Who is driving these developments? Is medicine creating more and more services that are utilised because they are "just there"? Or is medicine responding to social demand?
Medical services must always be seen in the context of social developments - and can in turn have an impact on them. "What is common and widely accepted in society in terms of prenatal examinations is also influenced by how 'easy' and methodologically risk-free a technique is to use," says Prof Dr Christiane Woopen, medical ethicist at the University of Cologne and Chair of the European Ethics Council. "The social consequences this can have and the serious conflicts for the pregnant woman associated with the result can increasingly fade into the background."
How is an "increased risk" defined in a pregnancy when the range of diagnoses ranges from mild to severe impairment of the unborn child? Is the pressure to have a "normal" child becoming ever greater? And what if the question of abortion arises?
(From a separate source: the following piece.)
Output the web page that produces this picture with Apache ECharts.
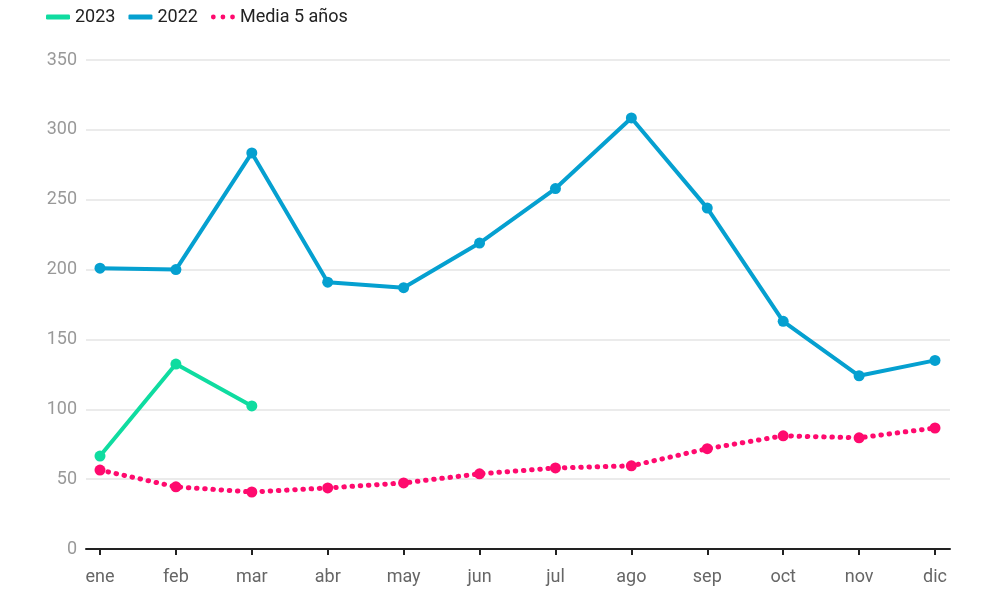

Then there are the social conditions within which people decide to have children. With permanent employment contracts and/or family-friendly employers, family formation is less risky than in a professional environment in which even an announcement of parental leave can cause lasting disgruntlement among superiors.
A broad range of local support services for life with children also provides greater security: an infrastructure designed for families with a sufficient number of daycare places, sports clubs, playgrounds and cultural programmes. And in the event that a child with disabilities is born, there needs to be a political and social willingness to take them in, as well as an individual willingness.
The discussion paper "Plannable pregnancy - perfect child?" published by the Leopoldina together with the Konrad Adenauer Foundation in February 2019 deals with the various facets of this topic. Interactions between medicine and society".